Zimbabweans living outside the country, along with human rights groups, are taking up the cause in Tsvangirai's public absence. At a press conference last week in Nairobi, Kenya, Gorden Moyo, executive director of one such group, called Bulawayo Agenda, blamed Mugabe's party, ZANU-PF, for sparking pre-election violence: "As we speak, in every district there are structures of violence that have been put into place by ZANU-PF preparing itself to win the election at all costs."

Moyo said the military is now in charge of Zimbabwe, as Mugabe himself, at 84, has grown weaker: "We believe that the military is in charge. It is positive that we are under coup. The coup is against the opposition."

Four other members of Zimbabwe's civil society, including Silas Gweshe, a MDC politician who has experienced firsthand the government's brutality to those who oppose the current regime, joined Moyo.

Gweshe's voice shook as he told how, even though he lost the election, a military patrol bombed his house and destroyed everything he had. Now on the run because he believes he is still a target, he said, "it's terrible back home."

Both the election and world reaction to it will be historic, said Takura Zhangazha, national director of the Media Institute of Southern Africa in Zimbabwe: "It is about people who have refused to respect the people's verdict, if things are allowed to proceed this way it will set a bad and dangerous precedence not only for Zimbabwe but for the world."

Maureen Kademaunga, an advocacy officer with Media Monitoring Project Zimbabwe, was in prison just two weeks ago for organizing a workshop. Now free in Nairobi, she told reporters, "To us [civil society in Zimbabwe] this election will not be free and fair and whatever the outcome of this election is, it is illegitimate." She called on African leaders and others around the world "to be brave enough to stand up and hold Mugabe accountable for the atrocities that he is committing against the people of Zimbabwe."
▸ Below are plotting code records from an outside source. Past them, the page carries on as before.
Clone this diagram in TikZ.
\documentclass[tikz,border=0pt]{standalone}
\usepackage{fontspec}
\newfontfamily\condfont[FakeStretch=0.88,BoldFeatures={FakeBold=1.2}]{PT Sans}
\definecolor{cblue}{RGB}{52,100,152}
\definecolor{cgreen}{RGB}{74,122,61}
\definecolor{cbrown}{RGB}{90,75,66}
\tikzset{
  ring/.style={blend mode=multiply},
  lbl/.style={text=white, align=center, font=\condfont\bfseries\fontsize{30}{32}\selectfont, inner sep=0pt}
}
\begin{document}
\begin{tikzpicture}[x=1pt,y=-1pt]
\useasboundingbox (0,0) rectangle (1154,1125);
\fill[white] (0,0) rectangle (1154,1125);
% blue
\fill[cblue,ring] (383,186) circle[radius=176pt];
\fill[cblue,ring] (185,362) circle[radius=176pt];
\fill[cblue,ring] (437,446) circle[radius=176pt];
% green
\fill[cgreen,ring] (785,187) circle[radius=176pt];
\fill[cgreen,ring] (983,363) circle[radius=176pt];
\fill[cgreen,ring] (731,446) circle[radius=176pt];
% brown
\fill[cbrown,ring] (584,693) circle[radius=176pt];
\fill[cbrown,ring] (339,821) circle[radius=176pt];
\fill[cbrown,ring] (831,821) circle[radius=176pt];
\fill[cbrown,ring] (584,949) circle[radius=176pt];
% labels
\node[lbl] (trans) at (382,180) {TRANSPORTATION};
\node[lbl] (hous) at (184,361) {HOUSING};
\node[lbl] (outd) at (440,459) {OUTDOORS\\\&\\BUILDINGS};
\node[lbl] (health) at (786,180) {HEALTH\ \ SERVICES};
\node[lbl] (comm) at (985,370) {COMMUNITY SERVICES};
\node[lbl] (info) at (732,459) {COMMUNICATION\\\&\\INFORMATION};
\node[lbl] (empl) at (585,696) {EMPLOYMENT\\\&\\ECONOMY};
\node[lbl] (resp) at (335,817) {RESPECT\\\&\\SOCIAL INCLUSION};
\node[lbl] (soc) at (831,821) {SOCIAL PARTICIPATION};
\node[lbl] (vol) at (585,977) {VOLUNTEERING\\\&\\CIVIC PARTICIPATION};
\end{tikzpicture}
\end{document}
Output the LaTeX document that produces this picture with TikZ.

One way to measure the situation is the level of freedom of the press, said freelance journalist Frank Chikowore, who was imprisoned in Harare recently on what he claims are false charges. Journalists in Zimbabwe "are not politicians, journalists are people who inform the society," he told the reporters in Nairobi, and Mugabe should respect rather than muzzle their voices.

With so little time before June 27, Moyo said world opinion is crucial: "If all the friends of democracy would thicken their voices and tell Mugabe to dismantle the structures of violence in the rural areas and allow the displaced to go back so they can vote, if we have a legion of international observers coming into the deep rural areas to give confidence to the people I think we can have a semblance of sanity in our election." Ultimately, Moyo said, "We should not wait until the blood is flowing in our streets in Zimbabwe before we act."